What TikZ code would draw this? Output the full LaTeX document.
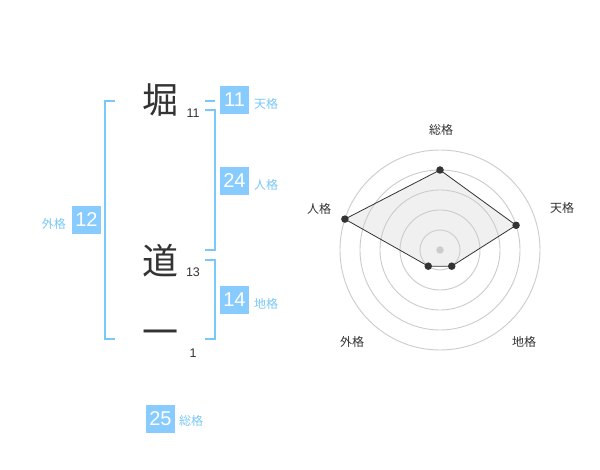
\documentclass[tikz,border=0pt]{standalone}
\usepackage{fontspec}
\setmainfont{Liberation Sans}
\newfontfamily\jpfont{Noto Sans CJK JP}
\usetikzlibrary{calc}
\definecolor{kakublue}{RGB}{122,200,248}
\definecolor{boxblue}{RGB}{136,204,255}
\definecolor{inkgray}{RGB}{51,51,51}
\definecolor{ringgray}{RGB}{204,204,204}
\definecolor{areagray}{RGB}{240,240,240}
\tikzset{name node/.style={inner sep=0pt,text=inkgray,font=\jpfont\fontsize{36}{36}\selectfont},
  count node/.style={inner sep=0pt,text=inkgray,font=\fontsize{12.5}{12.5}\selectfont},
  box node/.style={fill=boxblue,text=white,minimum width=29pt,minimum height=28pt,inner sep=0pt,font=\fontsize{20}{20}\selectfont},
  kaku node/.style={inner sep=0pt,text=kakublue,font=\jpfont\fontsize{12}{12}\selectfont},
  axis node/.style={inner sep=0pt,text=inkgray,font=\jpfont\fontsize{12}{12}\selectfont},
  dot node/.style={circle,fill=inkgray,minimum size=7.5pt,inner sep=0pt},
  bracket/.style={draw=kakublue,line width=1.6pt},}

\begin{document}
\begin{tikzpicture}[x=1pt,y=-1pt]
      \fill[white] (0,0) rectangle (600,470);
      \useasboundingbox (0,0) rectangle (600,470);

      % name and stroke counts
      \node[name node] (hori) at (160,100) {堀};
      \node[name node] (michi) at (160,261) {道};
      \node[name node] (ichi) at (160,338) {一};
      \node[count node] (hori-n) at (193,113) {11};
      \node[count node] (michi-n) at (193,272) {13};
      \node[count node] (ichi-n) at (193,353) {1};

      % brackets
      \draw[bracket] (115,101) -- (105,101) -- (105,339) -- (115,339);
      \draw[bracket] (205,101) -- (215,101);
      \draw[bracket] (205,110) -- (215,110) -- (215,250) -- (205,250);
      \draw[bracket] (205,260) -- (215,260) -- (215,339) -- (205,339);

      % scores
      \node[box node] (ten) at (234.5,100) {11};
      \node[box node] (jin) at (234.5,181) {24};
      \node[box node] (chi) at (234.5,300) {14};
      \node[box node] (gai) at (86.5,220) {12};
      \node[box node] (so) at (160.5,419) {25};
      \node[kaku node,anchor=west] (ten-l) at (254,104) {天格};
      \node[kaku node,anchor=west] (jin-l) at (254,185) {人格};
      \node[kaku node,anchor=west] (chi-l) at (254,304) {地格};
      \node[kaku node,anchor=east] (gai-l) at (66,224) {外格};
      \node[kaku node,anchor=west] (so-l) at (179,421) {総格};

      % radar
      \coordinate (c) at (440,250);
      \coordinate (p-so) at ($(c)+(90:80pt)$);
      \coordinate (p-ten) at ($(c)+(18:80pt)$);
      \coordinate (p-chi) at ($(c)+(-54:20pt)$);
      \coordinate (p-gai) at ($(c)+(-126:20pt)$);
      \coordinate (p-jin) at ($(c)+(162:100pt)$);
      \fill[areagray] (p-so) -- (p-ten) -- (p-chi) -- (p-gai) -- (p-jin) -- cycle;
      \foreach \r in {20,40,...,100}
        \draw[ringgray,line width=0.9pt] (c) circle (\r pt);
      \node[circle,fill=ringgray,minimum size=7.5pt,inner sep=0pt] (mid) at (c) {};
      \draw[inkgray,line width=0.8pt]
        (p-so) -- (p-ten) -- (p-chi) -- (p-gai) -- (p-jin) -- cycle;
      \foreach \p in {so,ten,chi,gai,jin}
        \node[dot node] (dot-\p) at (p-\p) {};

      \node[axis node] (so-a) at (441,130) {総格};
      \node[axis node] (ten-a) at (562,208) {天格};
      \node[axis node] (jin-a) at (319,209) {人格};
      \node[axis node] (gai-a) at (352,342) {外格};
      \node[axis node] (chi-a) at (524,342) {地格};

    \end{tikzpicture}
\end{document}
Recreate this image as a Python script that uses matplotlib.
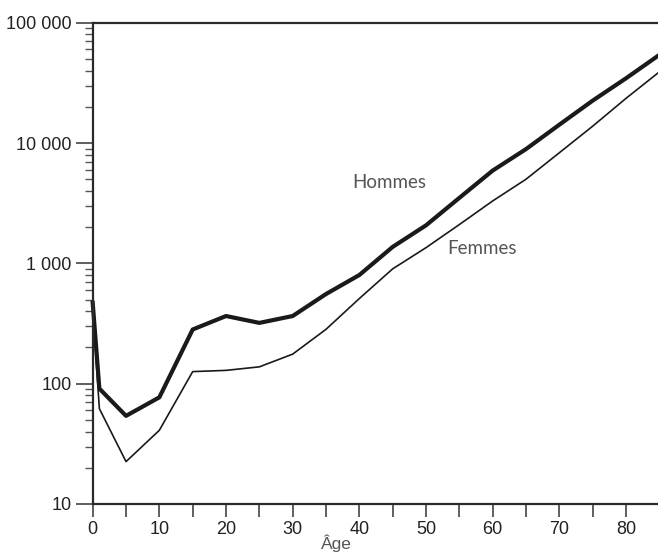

────────────────

### Exercise
Each line containing "draw" counts once; state the total number of such lines and nothing else.

### Answer
8